Batman invests all of his time, money, and energy into fighting crime, but it is a never ending battle. Eventually it will kill him, like it did Hamlet. The question is when. The real enemy is the system he protects and, like Hamlet, he can't see it. He just keeps on fighting. Both characters are noble in the classic sense, but neither are heroes either. They are fighting irrelevant ghosts. For Batman to truly win and avenge his parents death he must fight homelessness, poverty, debt, and bad education (but he can still chill with jewel theives), and work to end the grip that capitalism has on Gotham. It was poverty that created corruption and crime in Gotham and only the end of poverty will bring peace to Bruce Wayne/Batman.
Unfortunately for Bruce and Hamlet they will never attain their goals. Batman will never show Gotham what it can be until he realizes what it shouldn't be. Justice will only come through systemic change in Gotham. That Batman doesn't realize this is as tragic as Hamlet's spiral downward throughout Shakespeare's work. Batman is doomed to never quite comprehend what his first love understood about justice; it is actually found in harmony as opposed to revenge.
None of this should diminish the truth that Batman (and Hamlet) are bad ass, human characters who are fighting very real personal battles on the inside and out. I just think that Bob Kane may have been a Red trying to communicate the futility of consumption capitalism as the basis for a fulfilling life by depicting the never ending battles that Batman must face.

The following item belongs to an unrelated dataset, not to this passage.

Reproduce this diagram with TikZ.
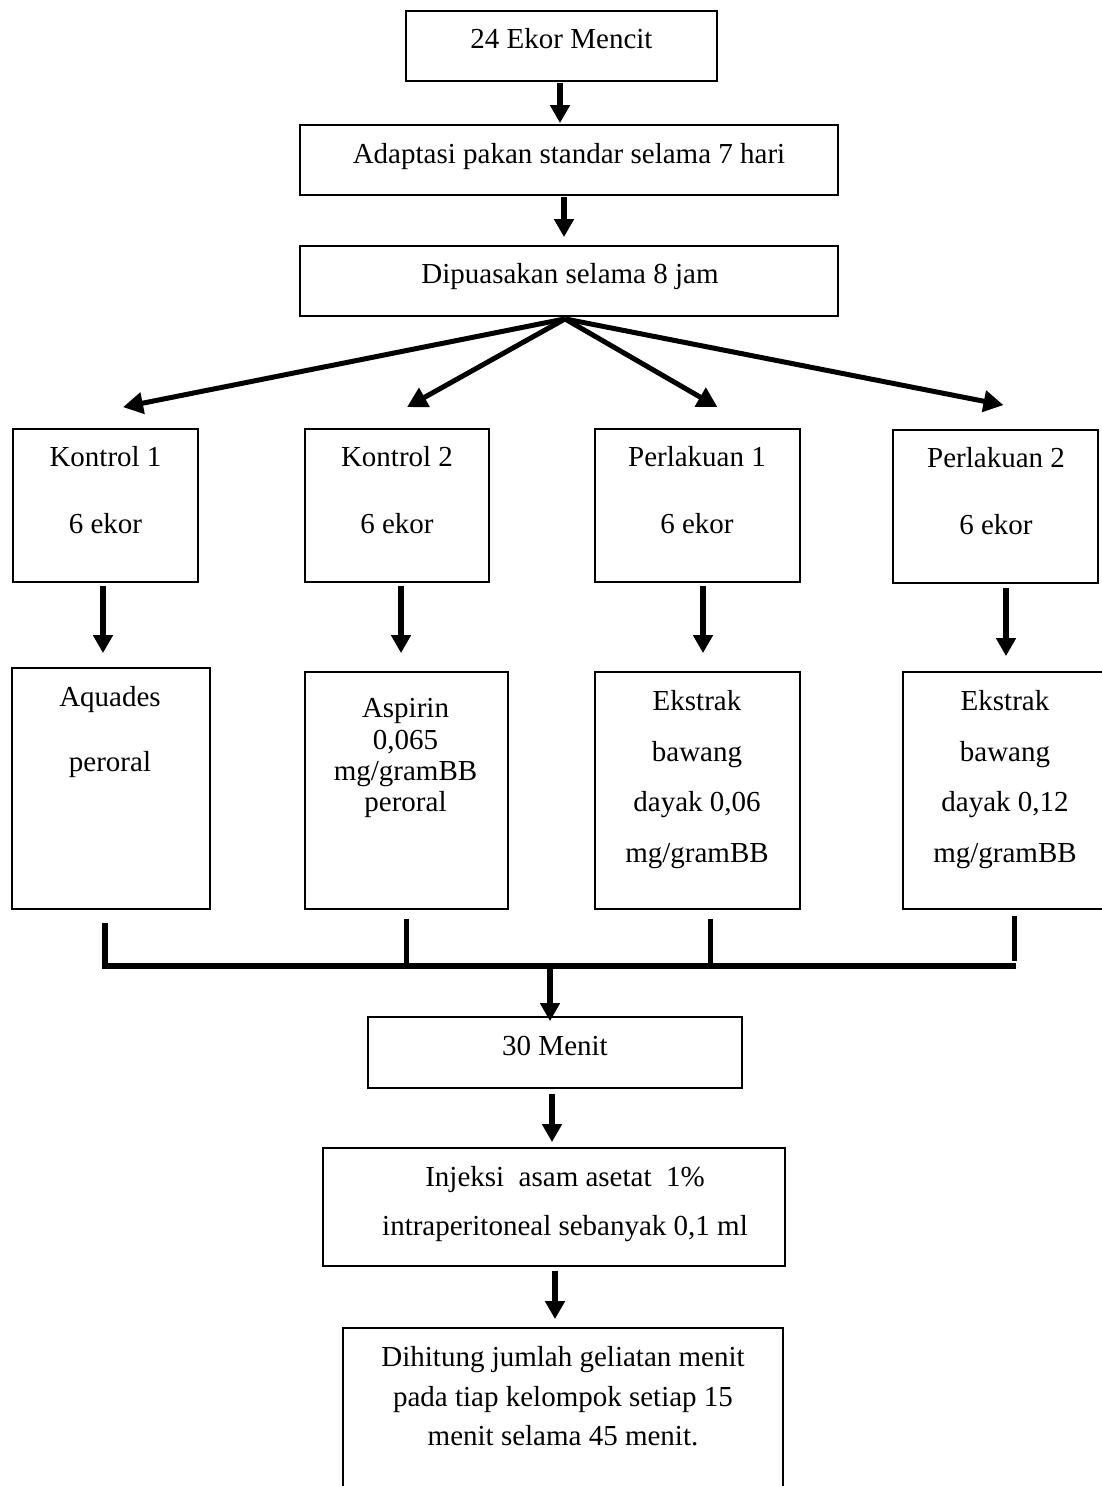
\documentclass[tikz,border=0pt]{standalone}
\usepackage{fontspec}
\setmainfont{Liberation Serif}
\usetikzlibrary{arrows.meta,calc}
\tikzset{
  box/.style={draw, line width=1.8pt, inner sep=0pt, rectangle},
  txt/.style={anchor=base, inner sep=0pt, font=\fontsize{29pt}{34pt}\selectfont},
  arr/.style={line width=6pt, -{Triangle[width=19pt,length=18pt]}},
  fanarr/.style={line width=5pt, -{Triangle[width=21pt,length=20pt]}},
  bar/.style={line width=5pt},
}
\begin{document}
\begin{tikzpicture}[x=1pt,y=-1pt]
\clip (0,0) rectangle (1102,1486);
\fill[white] (0,0) rectangle (1102,1486);

% boxes
\node[box, minimum width=311pt, minimum height=70pt] (top) at (561.5,46) {};
\node[box, minimum width=538pt, minimum height=70pt] (adapt) at (569,160) {};
\node[box, minimum width=538pt, minimum height=70pt] (puasa) at (569,281) {};
\node[box, minimum width=185pt, minimum height=153pt] (k1) at (105.5,505.5) {};
\node[box, minimum width=184pt, minimum height=153pt] (k2) at (397,505.5) {};
\node[box, minimum width=205pt, minimum height=153pt] (p1) at (697.5,505.5) {};
\node[box, minimum width=205pt, minimum height=153pt] (p2) at (995.5,506.5) {};
\node[box, minimum width=198pt, minimum height=241pt] (b1) at (111,788.5) {};
\node[box, minimum width=203pt, minimum height=237pt] (b2) at (406.5,790.5) {};
\node[box, minimum width=205pt, minimum height=237pt] (b3) at (697.5,790.5) {};
\node[box, minimum width=204pt, minimum height=237pt] (b4) at (1005,790.5) {};
\node[box, minimum width=374pt, minimum height=71pt] (menit) at (555,1052.5) {};
\node[box, minimum width=462pt, minimum height=118pt] (inj) at (554,1207) {};
\node[box, minimum width=440pt, minimum height=172pt] (hit) at (563,1414) {};

% texts
\node[txt] (t1) at (561.5,48) {24 Ekor Mencit};
\node[txt] (t2) at (569,163) {Adaptasi pakan standar selama 7 hari};
\node[txt] (t3) at (570,283) {Dipuasakan selama 8 jam};
\node[txt] (k1a) at (105.5,466) {Kontrol 1};
\node[txt] (k1b) at (105.5,533) {6 ekor};
\node[txt] (k2a) at (397,466) {Kontrol 2};
\node[txt] (k2b) at (397,533) {6 ekor};
\node[txt] (p1a) at (697,466) {Perlakuan 1};
\node[txt] (p1b) at (697,533) {6 ekor};
\node[txt] (p2a) at (996,467) {Perlakuan 2};
\node[txt] (p2b) at (996,534) {6 ekor};
\node[txt] (b1a) at (110,706) {Aquades};
\node[txt] (b1b) at (110,771) {peroral};
\node[txt] (b2a) at (405.5,717) {Aspirin};
\node[txt] (b2b) at (405.5,749) {0,065};
\node[txt] (b2c) at (405.5,780) {mg/gramBB};
\node[txt] (b2d) at (405.5,811) {peroral};
\node[txt] (b3a) at (697,710) {Ekstrak};
\node[txt] (b3b) at (697,761) {bawang};
\node[txt] (b3c) at (697,811) {dayak 0,06};
\node[txt] (b3d) at (697,862) {mg/gramBB};
\node[txt] (b4a) at (1005,710) {Ekstrak};
\node[txt] (b4b) at (1005,761) {bawang};
\node[txt] (b4c) at (1005,811) {dayak 0,12};
\node[txt] (b4d) at (1005,862) {mg/gramBB};
\node[txt] (t30) at (555,1055) {30 Menit};
\node[txt] (ia) at (565,1186) {Injeksi~ asam asetat~ 1\%};
\node[txt] (ib) at (565,1235) {intraperitoneal sebanyak 0,1 ml};
\node[txt] (ha) at (563,1366) {Dihitung jumlah geliatan menit};
\node[txt] (hb) at (563,1406) {pada tiap kelompok setiap 15};
\node[txt] (hc) at (563,1445) {menit selama 45 menit.};

% top arrows
\draw[arr] ($(top.south)+(-1.5,1)$) -- ($(adapt.north)+(-9,-1)$);
\draw[arr] ($(adapt.south)+(-5,1)$) -- ($(puasa.north)+(-5,-8)$);

% fan
\coordinate (fan) at ($(puasa.south)+(-4,2)$);
\draw[fanarr] (fan) -- ($(k1.north)+(17.5,-21)$);
\draw[fanarr] (fan) -- ($(k2.north)+(10,-21)$);
\draw[fanarr] (fan) -- ($(p1.north)+(20,-21)$);
\draw[fanarr] (fan) -- ($(p2.north)+(8,-24)$);

% down arrows
\draw[arr] ($(k1.south)+(-2.5,3)$) -- ($(b1.north)+(-8,-14)$);
\draw[arr] ($(k2.south)+(4,3)$) -- ($(b2.north)+(-5.5,-18)$);
\draw[arr] ($(p1.south)+(5.5,3)$) -- ($(b3.north)+(5.5,-18)$);
\draw[arr] ($(p2.south)+(10.5,4)$) -- ($(b4.north)+(1,-15)$);

% merge
\coordinate (m1) at (105,966);
\coordinate (m2) at (406,966);
\coordinate (m3) at (710,966);
\coordinate (m4) at (1016,966);
\coordinate (r4) at (1014,961);
\draw[line width=6pt] ($(b1.south)+(-6,13)$) -- (m1) -- (m4);
\draw[bar] ($(b2.south)+(-0.5,9)$) -- (m2);
\draw[bar] ($(b3.south)+(12.5,9)$) -- (m3);
\draw[bar] ($(b4.south)+(9,6)$) -- (r4);
\coordinate (jn) at (550,969);
\draw[arr] (jn) -- ($(menit.north)+(-5,5)$);

% lower arrows
\draw[arr] ($(menit.south)+(-3,5)$) -- ($(inj.north)+(-2,-5)$);
\draw[arr] ($(inj.south)+(1,4)$) -- ($(hit.north)+(-8,-8)$);
\end{tikzpicture}
\end{document}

UPDATED December 4th, 2012:
Regarding a discussion of whether Batman is in fact just a rich, capitalist, fascist who beats up on the poor of Gotham: The idea of superheroes in general can be seen as anti-democratic (who watches the watchmen?). It is the (literal) concentration of power in an individual who controls the fate of cities and worlds. Only the truly lucky few magical-alien-rich-science-wizards share in the power in these worlds. I don't think Batman is unique in this regard. I think that this notion of concentrated power is only magnified in Batman, perhaps, because he has no superpowers (only money, skills, and serious vehicles) which makes him seem closer to reality. (Christopher) Nolan's films, which keep the magical and supernatural at a safe distance, also put these stories of an individual wielding too much power in the realm of the "real" and therefore politically relevant in terms of his actions. Because the films do a good job of portraying a "realistic" Batman, we begin to analyze the obvious problems that such a character poses for Leftist activists and thinkers. Many of these issues are discussed in Frank Miller's "The Dark Knight Returns" I just think it is also important to think about this in the context of all the beloved and deeply violent characters out there (superman, spiderman, x men - who carry a great anti-hate message -, knights, terminators, the lion king…). Critical thought and media literacy are of vital importance in order to be able to escape into lalaland, even masked vigilante counter-revolutionary lalaland.